O dia em que o aposentei

Era uma quarta-feira cinzenta. O despertador tocou e acordei meio indisposta. Arrumei-me, tomei café bem rápido e fui.

Chegando ao trabalho, como nos outros dias, comecei a atender.

- Próximo!

Então ele se levantou.

Nosso encontro foi marcado desde o início do ano por meio de um call center e nem sabíamos.

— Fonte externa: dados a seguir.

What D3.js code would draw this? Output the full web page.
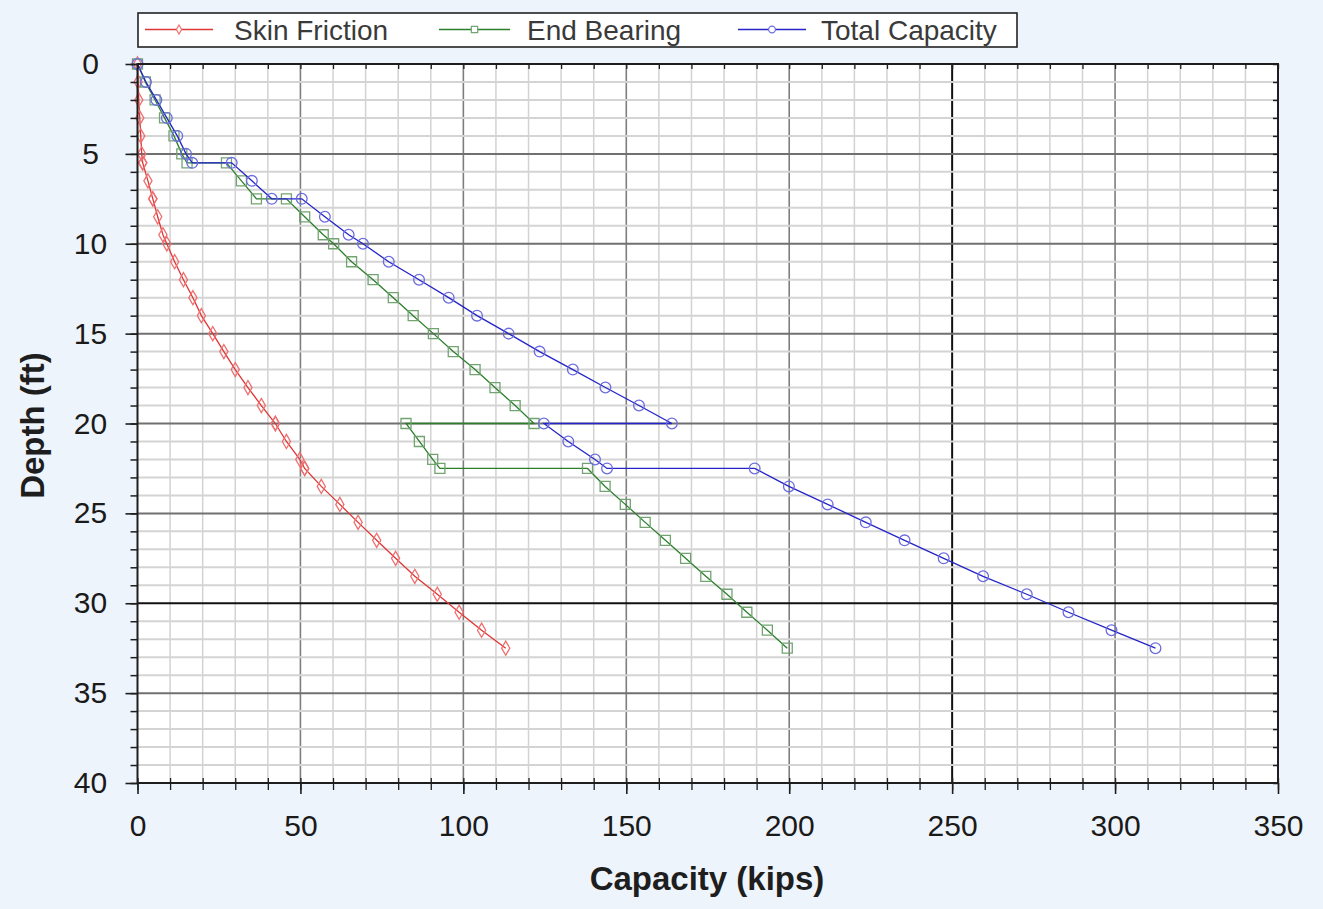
<!DOCTYPE html>
<html>
<head>
<meta charset="utf-8">
<script src="https://cdn.jsdelivr.net/npm/d3@7"></script>
<style>
  html, body { margin: 0; padding: 0; background: #eef4fb; }
  svg { display: block; font-family: "Liberation Sans", Arial, sans-serif; }
</style>
</head>
<body>
<svg id="chart" width="1323" height="909"></svg>
<script>
// Pile capacity vs. depth
const depthFt = [0, 1, 2, 3, 4, 5, 5.5, 5.5, 6.5, 7.5, 7.5, 8.5, 9.5, 10, 11, 12, 13, 14, 15, 16, 17, 18, 19, 20, 20, 21, 22, 22.5, 22.5, 23.5, 24.5, 25.5, 26.5, 27.5, 28.5, 29.5, 30.5, 31.5, 32.5];
const skinFriction = [0, 0.2, 0.4, 0.7, 1.0, 1.3, 1.6, 1.6, 3.2, 4.7, 4.7, 6.2, 7.8, 9.0, 11.4, 14.1, 17.0, 19.6, 23.1, 26.5, 30.0, 33.9, 38.0, 42.3, 42.3, 45.7, 49.8, 51.3, 51.3, 56.4, 62.1, 67.7, 73.4, 79.2, 85.1, 92.0, 98.7, 105.6, 113.0];
const endBearing = [0, 2.4, 5.4, 8.3, 11.2, 13.6, 15.2, 27.3, 31.9, 36.5, 45.7, 51.3, 57.0, 60.2, 65.7, 72.3, 78.5, 84.6, 90.8, 96.9, 103.6, 109.7, 115.9, 121.7, 82.4, 86.5, 90.6, 92.8, 138.1, 143.5, 149.7, 155.8, 162.0, 168.2, 174.4, 180.9, 187.0, 193.3, 199.4];
const totalCapacity = [0, 2.6, 5.8, 9.0, 12.2, 14.9, 16.8, 28.9, 35.1, 41.2, 50.4, 57.5, 64.8, 69.2, 77.1, 86.4, 95.5, 104.2, 113.9, 123.4, 133.6, 143.6, 153.9, 164.0, 124.7, 132.2, 140.4, 144.1, 189.4, 199.9, 211.8, 223.5, 235.4, 247.4, 259.5, 272.9, 285.7, 298.9, 312.4];

const seriesNames = ["Skin Friction", "End Bearing", "Total Capacity"];
const xTickValues = [0, 50, 100, 150, 200, 250, 300, 350];
const yTickValues = [0, 5, 10, 15, 20, 25, 30, 35, 40];
const xTitle = "Capacity (kips)";
const yTitle = "Depth (ft)";

const plot = { left: 137.5, right: 1278, top: 64, bottom: 783 };

const svg = d3.select("#chart");
const x = d3.scaleLinear().domain([0, 350]).range([plot.left, plot.right]);
const y = d3.scaleLinear().domain([0, 40]).range([plot.top, plot.bottom]);

// plot background
svg.append("rect")
  .attr("x", plot.left).attr("y", plot.top)
  .attr("width", plot.right - plot.left).attr("height", plot.bottom - plot.top)
  .attr("fill", "#ffffff");

const grid = svg.append("g");
const minorX = d3.range(0, 351, 10).filter(v => v % 50 !== 0);
const minorY = d3.range(0, 41, 1).filter(v => v % 5 !== 0);

// vertical grid
grid.selectAll(".vmin").data(minorX).enter().append("line")
  .attr("x1", d => x(d)).attr("x2", d => x(d))
  .attr("y1", plot.top).attr("y2", plot.bottom)
  .attr("stroke", "#d2d2d2").attr("stroke-width", 1.5);
grid.selectAll(".vmaj").data(xTickValues.filter(v => v > 0 && v < 350)).enter().append("line")
  .attr("x1", d => x(d)).attr("x2", d => x(d))
  .attr("y1", plot.top).attr("y2", plot.bottom)
  .attr("stroke", d => d === 250 ? "#111111" : "#7e7e7e")
  .attr("stroke-width", d => d === 250 ? 2 : 1.6);

// horizontal grid
grid.selectAll(".hmin").data(minorY).enter().append("line")
  .attr("x1", plot.left).attr("x2", plot.right)
  .attr("y1", d => y(d)).attr("y2", d => y(d))
  .attr("stroke", "#d4d4d4").attr("stroke-width", 2);
grid.selectAll(".hmaj").data(yTickValues.filter(v => v > 0 && v < 40)).enter().append("line")
  .attr("x1", plot.left).attr("x2", plot.right)
  .attr("y1", d => y(d)).attr("y2", d => y(d))
  .attr("stroke", d => d === 30 ? "#111111" : "#707070")
  .attr("stroke-width", 2);

// series
const rows = depthFt.map((d, i) => ({ depth: d, skin: skinFriction[i], end: endBearing[i], total: totalCapacity[i] }));
const series = [
  { name: seriesNames[0], key: "skin",  line: "#e03535", mark: "#ee7070", shape: d3.symbolDiamond, size: 58 },
  { name: seriesNames[1], key: "end",   line: "#2a7f2a", mark: "#72a472", shape: d3.symbolSquare,  size: 100 },
  { name: seriesNames[2], key: "total", line: "#2424c8", mark: "#6c6ce0", shape: d3.symbolCircle,  size: 90 }
];

series.forEach(s => {
  const g = svg.append("g");
  const line = d3.line().x(r => x(r[s.key])).y(r => y(r.depth));
  g.append("path").datum(rows)
    .attr("d", line)
    .attr("fill", "none")
    .attr("stroke", s.line)
    .attr("stroke-width", 1.3);
  g.selectAll("path.m").data(rows).enter().append("path")
    .attr("class", "m")
    .attr("transform", r => `translate(${x(r[s.key])},${y(r.depth)})`)
    .attr("d", d3.symbol().type(s.shape).size(s.size))
    .attr("fill", "none")
    .attr("stroke", s.mark)
    .attr("stroke-width", 1.3);
});

// frame
svg.append("rect")
  .attr("x", plot.left).attr("y", plot.top)
  .attr("width", plot.right - plot.left).attr("height", plot.bottom - plot.top)
  .attr("fill", "none").attr("stroke", "#1e1e1e").attr("stroke-width", 2);

const tickColor = "#1e1e1e";

// bottom axis
const xAxisMinor = svg.append("g").attr("transform", `translate(0,${plot.bottom})`)
  .call(d3.axisBottom(x).tickValues(d3.range(0, 351, 10)).tickSize(7).tickFormat(""));
xAxisMinor.select(".domain").remove();
xAxisMinor.selectAll(".tick line").attr("y1", -5).attr("stroke", tickColor).attr("stroke-width", 1.3);

const xAxis = svg.append("g").attr("transform", `translate(0,${plot.bottom})`)
  .call(d3.axisBottom(x).tickValues(xTickValues).tickSize(11).tickPadding(21));
xAxis.select(".domain").remove();
xAxis.selectAll(".tick line").attr("stroke", tickColor).attr("stroke-width", 1.6);
xAxis.selectAll(".tick text")
  .attr("fill", "#1a1a1a").style("font-size", "30px")
  .style("font-family", "'Liberation Sans', Arial, sans-serif");

// top ticks (inward)
const xTop = svg.append("g").attr("transform", `translate(0,${plot.top})`)
  .call(d3.axisTop(x).tickValues(d3.range(0, 351, 10)).tickSize(-5).tickFormat(""));
xTop.select(".domain").remove();
xTop.selectAll(".tick line").attr("stroke", tickColor).attr("stroke-width", 1.3);

// left axis
const yAxisMinor = svg.append("g").attr("transform", `translate(${plot.left},0)`)
  .call(d3.axisLeft(y).tickValues(d3.range(0, 41, 1)).tickSize(7).tickFormat(""));
yAxisMinor.select(".domain").remove();
yAxisMinor.selectAll(".tick line").attr("stroke", tickColor).attr("stroke-width", 1.5);

const yAxis = svg.append("g").attr("transform", `translate(${plot.left},0)`)
  .call(d3.axisLeft(y).tickValues(yTickValues).tickSize(12).tickPadding(10));
yAxis.select(".domain").remove();
yAxis.selectAll(".tick line").attr("stroke", tickColor).attr("stroke-width", 1.6);
yAxis.selectAll(".tick text")
  .attr("text-anchor", "middle").attr("x", -47)
  .attr("fill", "#1a1a1a").style("font-size", "30px")
  .style("font-family", "'Liberation Sans', Arial, sans-serif");

// right ticks (inward)
const yRight = svg.append("g").attr("transform", `translate(${plot.right},0)`)
  .call(d3.axisRight(y).tickValues(d3.range(0, 41, 1)).tickSize(-5).tickFormat(""));
yRight.select(".domain").remove();
yRight.selectAll(".tick line").attr("stroke", tickColor).attr("stroke-width", 1.5);

// axis titles
svg.append("text")
  .attr("x", 707).attr("y", 890)
  .attr("text-anchor", "middle")
  .attr("fill", "#1e1e1e")
  .style("font-size", "33px").style("font-weight", "bold")
  .text(xTitle);
svg.append("text")
  .attr("transform", `translate(44,${(plot.top + plot.bottom) / 2 + 2}) rotate(-90)`)
  .attr("text-anchor", "middle")
  .attr("fill", "#1e1e1e")
  .style("font-size", "33px").style("font-weight", "bold")
  .text(yTitle);

// legend
const legend = svg.append("g");
legend.append("rect")
  .attr("x", 138).attr("y", 13).attr("width", 879).attr("height", 34)
  .attr("fill", "#ffffff").attr("stroke", "#222222").attr("stroke-width", 1.6);
const legendPos = [
  { x1: 145, x2: 213, tx: 234 },
  { x1: 439, x2: 510, tx: 527 },
  { x1: 738, x2: 806, tx: 821 }
];
series.forEach((s, i) => {
  const p = legendPos[i];
  legend.append("line")
    .attr("x1", p.x1).attr("x2", p.x2).attr("y1", 29.5).attr("y2", 29.5)
    .attr("stroke", s.line).attr("stroke-width", 1.4);
  legend.append("path")
    .attr("transform", `translate(${(p.x1 + p.x2) / 2},29.5)`)
    .attr("d", d3.symbol().type(s.shape).size(s.size * 0.4))
    .attr("fill", "#ffffff").attr("stroke", s.mark).attr("stroke-width", 1.2);
  legend.append("text")
    .attr("x", p.tx).attr("y", 39.5)
    .attr("fill", "#3a3a3a")
    .style("font-size", "28px")
    .text(s.name);
});
</script>
</body>
</html>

O recebi com um sorriso no rosto e ele, após passar as mãos inquietas na camisa para secar o suor, apertou as minhas. O convidei para sentar e ele o fez apressadamente como se já tivesse perdido bastante tempo. Ao sentar, logo puxou uma pasta azul e passou a folhear os documentos que lá estavam muito bem guardados. Suas pernas balançavam no mesmo ritmo que o seu nervosismo e eu o observava cuidadosamente todo o tempo. Foi então quando, de repente, ele levantou o rosto e nos olhamos nos olhos pela primeira vez.

Naquele momento, eu soube que eu não poderia deixar a repetição dos dias e das coisas me transformar em máquina, seja de escrever, seja de calcular. Não poderia deixar o cansaço ou o estresse do trânsito atrapalhar.

Com isso em mente, comecei a analisar os documentos e as informações dos sistemas.

Ao olhar as suas carteiras de trabalho tão cheias de vínculos empregatícios pude perceber o quanto ele trabalhou. As páginas denunciavam a passagem do tempo e os intervalos entre um vínculo de trabalho e outro denunciavam as dificuldades.

Apesar dos olhos curiosos, não deu para saber se os seus empregos foram bons, mas ele fez eu ter orgulho do meu.

Nem sei se era assim como eu a pessoa que ele esperava que o recebesse, na estação, quando desembarcasse de sua vida laborativa.

Confesso que se eu soubesse que, neste dia, iria o aposentar, teria, pelo menos, lavado os cabelos, para ficar mais apresentável na foto que ele fez questão de tirar para ter certeza de que não iria esquecer.

Mas eu sei que quando ele olhar a foto pendurada na sala de casa, não verá o meu físico ou a oleosidade dos meus cabelos, mas a forma como eu o tratei, quando ele já estava com os pés cansados da viagem que durou mais tempo do que eu tenho de vida.

A esse senhor, que segurava a carta de concessão de sua aposentadoria com tanta felicidade, meu muito obrigada por me sacudir da rotina e por me permitir enxergar, mais uma vez e em meio ao cotidiano e quando as coisas estavam um pouco embaçadas, a grandeza que é servir.